**WRITTEN REQUEST**
In the entries below, count every line containing "this". Reply with the number alone.

**SUPPLIED MATERIAL**
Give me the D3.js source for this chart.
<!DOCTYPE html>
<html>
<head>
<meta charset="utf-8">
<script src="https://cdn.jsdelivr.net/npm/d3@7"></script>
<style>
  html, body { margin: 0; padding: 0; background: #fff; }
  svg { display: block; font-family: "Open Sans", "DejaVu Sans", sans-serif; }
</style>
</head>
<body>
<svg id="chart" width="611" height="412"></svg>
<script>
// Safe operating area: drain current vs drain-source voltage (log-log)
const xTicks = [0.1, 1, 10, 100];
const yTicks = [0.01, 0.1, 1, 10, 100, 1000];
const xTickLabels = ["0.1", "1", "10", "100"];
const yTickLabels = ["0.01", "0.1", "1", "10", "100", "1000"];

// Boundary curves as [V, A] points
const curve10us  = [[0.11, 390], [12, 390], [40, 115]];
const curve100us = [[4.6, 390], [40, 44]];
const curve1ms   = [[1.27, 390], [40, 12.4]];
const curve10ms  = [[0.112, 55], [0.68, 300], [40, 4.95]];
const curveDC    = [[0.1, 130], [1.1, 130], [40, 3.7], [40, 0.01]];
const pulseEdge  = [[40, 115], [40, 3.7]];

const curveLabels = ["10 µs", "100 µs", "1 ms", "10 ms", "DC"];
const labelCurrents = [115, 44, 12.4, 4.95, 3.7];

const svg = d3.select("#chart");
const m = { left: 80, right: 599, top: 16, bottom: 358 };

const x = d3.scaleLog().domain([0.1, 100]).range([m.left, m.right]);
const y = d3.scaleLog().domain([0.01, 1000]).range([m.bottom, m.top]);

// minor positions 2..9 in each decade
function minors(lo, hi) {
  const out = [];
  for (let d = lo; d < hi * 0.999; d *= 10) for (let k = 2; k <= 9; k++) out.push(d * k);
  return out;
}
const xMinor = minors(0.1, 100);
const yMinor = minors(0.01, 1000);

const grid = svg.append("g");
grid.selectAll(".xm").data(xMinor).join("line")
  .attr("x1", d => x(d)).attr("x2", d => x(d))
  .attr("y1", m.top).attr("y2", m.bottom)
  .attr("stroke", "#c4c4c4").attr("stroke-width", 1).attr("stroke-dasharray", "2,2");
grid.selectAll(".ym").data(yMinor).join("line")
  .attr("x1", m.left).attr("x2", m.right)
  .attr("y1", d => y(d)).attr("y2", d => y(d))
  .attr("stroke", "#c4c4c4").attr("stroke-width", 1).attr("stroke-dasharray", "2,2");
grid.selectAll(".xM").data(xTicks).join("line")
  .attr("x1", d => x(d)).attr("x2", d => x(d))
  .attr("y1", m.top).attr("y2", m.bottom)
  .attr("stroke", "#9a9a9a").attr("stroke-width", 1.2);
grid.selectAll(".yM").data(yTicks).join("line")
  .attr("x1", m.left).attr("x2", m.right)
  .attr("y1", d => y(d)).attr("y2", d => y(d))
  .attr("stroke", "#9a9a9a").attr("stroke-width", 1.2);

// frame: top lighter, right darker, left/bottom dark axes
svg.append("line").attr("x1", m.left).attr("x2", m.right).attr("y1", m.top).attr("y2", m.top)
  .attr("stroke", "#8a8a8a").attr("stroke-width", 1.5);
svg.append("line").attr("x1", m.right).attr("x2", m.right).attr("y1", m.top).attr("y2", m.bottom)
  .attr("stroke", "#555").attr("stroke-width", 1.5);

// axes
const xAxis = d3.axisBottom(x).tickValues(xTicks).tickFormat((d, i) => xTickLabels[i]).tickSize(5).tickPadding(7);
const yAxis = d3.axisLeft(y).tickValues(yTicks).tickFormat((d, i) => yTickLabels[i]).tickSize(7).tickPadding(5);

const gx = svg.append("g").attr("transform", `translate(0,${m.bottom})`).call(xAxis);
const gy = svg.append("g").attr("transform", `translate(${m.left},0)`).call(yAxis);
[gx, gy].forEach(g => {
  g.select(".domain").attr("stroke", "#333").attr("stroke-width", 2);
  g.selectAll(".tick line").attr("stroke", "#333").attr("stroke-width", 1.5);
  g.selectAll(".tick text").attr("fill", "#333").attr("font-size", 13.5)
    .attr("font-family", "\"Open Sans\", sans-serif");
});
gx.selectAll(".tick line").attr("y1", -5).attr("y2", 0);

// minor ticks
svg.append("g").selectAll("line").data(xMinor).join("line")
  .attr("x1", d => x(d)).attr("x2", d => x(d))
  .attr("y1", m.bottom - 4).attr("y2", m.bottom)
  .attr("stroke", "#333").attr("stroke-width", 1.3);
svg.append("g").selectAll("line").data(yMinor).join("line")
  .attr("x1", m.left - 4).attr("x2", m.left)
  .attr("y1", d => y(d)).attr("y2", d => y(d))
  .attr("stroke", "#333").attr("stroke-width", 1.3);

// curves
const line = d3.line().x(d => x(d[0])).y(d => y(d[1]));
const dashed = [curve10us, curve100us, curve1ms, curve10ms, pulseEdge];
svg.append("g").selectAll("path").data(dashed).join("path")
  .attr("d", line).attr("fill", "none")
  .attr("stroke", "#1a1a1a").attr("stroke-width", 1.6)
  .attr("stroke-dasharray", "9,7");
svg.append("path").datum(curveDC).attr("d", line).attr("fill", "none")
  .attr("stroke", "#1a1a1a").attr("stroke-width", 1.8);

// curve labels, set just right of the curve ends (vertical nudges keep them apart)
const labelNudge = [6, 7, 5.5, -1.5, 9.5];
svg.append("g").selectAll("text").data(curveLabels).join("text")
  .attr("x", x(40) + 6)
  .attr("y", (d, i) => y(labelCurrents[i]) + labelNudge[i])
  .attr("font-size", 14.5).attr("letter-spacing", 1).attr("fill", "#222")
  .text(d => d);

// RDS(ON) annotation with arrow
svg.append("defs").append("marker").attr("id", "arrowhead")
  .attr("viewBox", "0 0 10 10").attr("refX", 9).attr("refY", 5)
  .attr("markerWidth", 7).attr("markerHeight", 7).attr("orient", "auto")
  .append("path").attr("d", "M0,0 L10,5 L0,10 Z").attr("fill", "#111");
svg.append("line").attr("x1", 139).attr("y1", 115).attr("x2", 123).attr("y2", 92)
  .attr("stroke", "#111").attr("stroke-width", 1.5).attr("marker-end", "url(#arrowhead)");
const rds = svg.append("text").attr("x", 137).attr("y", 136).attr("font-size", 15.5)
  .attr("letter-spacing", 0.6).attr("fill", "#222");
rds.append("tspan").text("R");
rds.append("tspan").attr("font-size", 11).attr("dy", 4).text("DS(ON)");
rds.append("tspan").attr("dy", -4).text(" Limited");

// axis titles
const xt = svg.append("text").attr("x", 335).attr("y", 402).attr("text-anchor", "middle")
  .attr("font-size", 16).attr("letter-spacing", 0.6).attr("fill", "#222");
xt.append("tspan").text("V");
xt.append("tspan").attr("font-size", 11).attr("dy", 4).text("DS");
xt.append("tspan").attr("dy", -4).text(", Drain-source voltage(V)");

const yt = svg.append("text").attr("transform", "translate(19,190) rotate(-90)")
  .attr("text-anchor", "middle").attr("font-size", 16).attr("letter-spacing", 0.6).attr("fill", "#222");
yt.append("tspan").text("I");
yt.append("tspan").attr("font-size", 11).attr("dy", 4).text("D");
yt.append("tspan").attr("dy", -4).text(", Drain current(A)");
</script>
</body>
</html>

* * *

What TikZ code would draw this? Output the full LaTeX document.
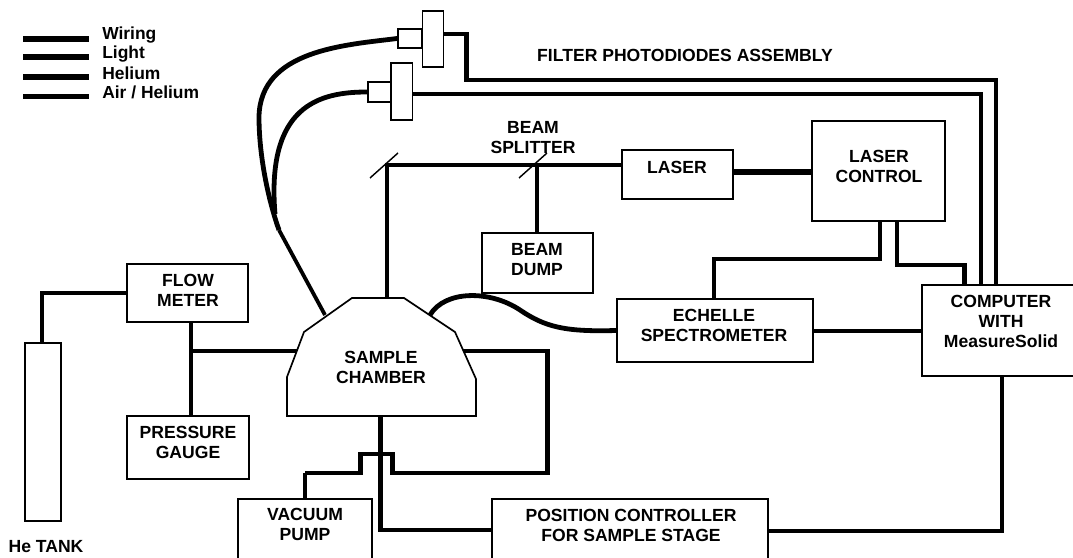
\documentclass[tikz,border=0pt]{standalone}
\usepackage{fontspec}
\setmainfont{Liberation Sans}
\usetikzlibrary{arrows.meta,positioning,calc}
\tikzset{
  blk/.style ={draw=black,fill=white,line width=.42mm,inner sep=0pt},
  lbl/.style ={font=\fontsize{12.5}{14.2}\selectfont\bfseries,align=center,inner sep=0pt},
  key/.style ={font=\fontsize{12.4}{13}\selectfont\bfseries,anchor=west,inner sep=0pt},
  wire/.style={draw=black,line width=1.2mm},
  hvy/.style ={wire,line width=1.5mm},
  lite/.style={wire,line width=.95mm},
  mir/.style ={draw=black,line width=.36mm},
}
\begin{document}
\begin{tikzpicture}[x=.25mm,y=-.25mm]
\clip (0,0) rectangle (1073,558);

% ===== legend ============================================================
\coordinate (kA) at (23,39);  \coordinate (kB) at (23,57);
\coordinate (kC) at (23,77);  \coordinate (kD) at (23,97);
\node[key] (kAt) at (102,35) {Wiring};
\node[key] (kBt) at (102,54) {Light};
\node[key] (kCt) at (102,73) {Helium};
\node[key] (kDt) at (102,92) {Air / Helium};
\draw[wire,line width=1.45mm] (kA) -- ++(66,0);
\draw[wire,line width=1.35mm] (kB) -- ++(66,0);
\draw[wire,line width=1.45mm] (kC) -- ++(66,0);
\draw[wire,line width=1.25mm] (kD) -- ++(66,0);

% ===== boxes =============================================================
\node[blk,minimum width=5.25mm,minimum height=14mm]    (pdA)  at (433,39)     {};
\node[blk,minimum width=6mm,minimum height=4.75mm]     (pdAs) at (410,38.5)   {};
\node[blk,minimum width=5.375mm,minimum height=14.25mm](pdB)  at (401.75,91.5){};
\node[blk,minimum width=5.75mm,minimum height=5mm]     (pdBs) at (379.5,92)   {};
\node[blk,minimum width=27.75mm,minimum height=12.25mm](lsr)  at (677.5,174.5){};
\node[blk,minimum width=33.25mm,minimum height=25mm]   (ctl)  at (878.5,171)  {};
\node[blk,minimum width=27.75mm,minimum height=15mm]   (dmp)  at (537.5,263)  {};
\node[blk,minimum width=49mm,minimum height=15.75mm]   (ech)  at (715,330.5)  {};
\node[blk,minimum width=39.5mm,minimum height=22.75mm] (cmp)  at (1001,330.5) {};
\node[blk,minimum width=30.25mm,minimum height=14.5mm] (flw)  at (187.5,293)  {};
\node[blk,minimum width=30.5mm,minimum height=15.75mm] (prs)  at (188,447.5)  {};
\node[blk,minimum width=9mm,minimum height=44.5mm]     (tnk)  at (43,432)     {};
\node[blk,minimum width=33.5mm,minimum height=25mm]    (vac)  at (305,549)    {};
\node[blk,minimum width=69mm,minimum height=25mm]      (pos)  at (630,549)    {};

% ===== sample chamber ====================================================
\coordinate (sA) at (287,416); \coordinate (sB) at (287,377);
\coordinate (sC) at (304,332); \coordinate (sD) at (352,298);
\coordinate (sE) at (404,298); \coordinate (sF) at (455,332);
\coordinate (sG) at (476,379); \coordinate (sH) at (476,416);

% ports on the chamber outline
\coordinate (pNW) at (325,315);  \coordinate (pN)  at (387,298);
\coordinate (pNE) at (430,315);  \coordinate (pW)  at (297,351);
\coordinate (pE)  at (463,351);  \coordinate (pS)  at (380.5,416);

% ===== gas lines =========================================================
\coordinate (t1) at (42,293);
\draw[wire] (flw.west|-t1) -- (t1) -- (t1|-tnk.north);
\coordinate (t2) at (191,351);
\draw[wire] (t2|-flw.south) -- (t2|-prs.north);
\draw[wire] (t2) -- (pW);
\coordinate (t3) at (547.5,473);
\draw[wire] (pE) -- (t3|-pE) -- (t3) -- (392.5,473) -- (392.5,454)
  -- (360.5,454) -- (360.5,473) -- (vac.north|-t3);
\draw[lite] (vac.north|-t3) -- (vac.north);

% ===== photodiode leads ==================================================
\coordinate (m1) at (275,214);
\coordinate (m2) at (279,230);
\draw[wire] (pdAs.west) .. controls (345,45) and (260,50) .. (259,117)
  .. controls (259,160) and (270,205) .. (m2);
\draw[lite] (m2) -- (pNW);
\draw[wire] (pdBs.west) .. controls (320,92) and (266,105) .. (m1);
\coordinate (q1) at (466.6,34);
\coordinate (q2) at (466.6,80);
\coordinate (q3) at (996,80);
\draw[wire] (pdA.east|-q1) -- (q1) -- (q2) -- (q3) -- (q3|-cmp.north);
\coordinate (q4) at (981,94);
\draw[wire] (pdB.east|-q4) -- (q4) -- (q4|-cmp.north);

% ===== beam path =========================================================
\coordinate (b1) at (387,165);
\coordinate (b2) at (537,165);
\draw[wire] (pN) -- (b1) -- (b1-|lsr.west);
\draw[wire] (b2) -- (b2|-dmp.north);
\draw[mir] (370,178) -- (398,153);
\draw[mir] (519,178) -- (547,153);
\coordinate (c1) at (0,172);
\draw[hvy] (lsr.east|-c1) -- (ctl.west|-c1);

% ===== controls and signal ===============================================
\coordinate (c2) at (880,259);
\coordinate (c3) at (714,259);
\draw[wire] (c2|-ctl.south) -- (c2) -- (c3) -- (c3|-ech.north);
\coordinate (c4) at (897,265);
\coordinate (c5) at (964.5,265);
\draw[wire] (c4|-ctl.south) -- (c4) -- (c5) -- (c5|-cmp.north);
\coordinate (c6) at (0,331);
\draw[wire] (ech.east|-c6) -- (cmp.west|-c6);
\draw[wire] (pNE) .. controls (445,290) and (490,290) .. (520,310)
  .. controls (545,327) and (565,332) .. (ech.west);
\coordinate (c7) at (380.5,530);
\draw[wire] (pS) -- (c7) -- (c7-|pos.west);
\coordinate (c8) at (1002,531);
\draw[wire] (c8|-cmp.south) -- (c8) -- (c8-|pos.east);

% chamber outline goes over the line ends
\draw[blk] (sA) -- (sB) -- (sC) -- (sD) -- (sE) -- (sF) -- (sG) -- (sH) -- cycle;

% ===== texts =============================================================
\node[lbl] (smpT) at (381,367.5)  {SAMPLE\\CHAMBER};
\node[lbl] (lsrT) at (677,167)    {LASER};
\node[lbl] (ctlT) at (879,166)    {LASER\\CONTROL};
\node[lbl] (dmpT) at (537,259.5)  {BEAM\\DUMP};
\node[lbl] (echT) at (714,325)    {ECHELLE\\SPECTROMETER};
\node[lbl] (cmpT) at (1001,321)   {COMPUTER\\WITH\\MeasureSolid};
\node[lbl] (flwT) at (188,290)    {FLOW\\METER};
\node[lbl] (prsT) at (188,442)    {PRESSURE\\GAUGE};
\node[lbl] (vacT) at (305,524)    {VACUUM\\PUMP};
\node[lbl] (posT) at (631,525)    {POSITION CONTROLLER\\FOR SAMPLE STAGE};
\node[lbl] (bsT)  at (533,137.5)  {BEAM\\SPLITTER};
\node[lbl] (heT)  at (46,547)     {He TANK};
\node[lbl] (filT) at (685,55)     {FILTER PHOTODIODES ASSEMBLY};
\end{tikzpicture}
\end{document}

--

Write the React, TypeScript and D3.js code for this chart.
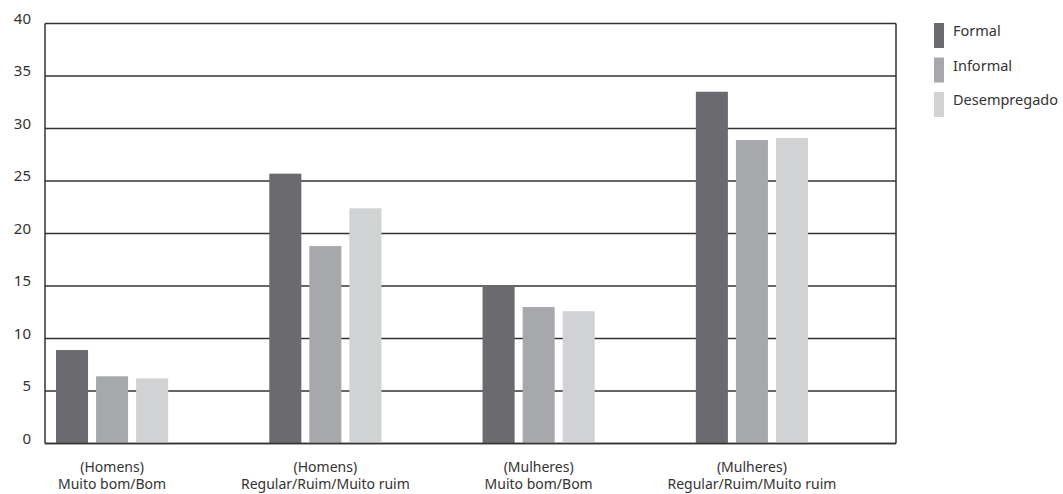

**OUTPUT BELOW**
3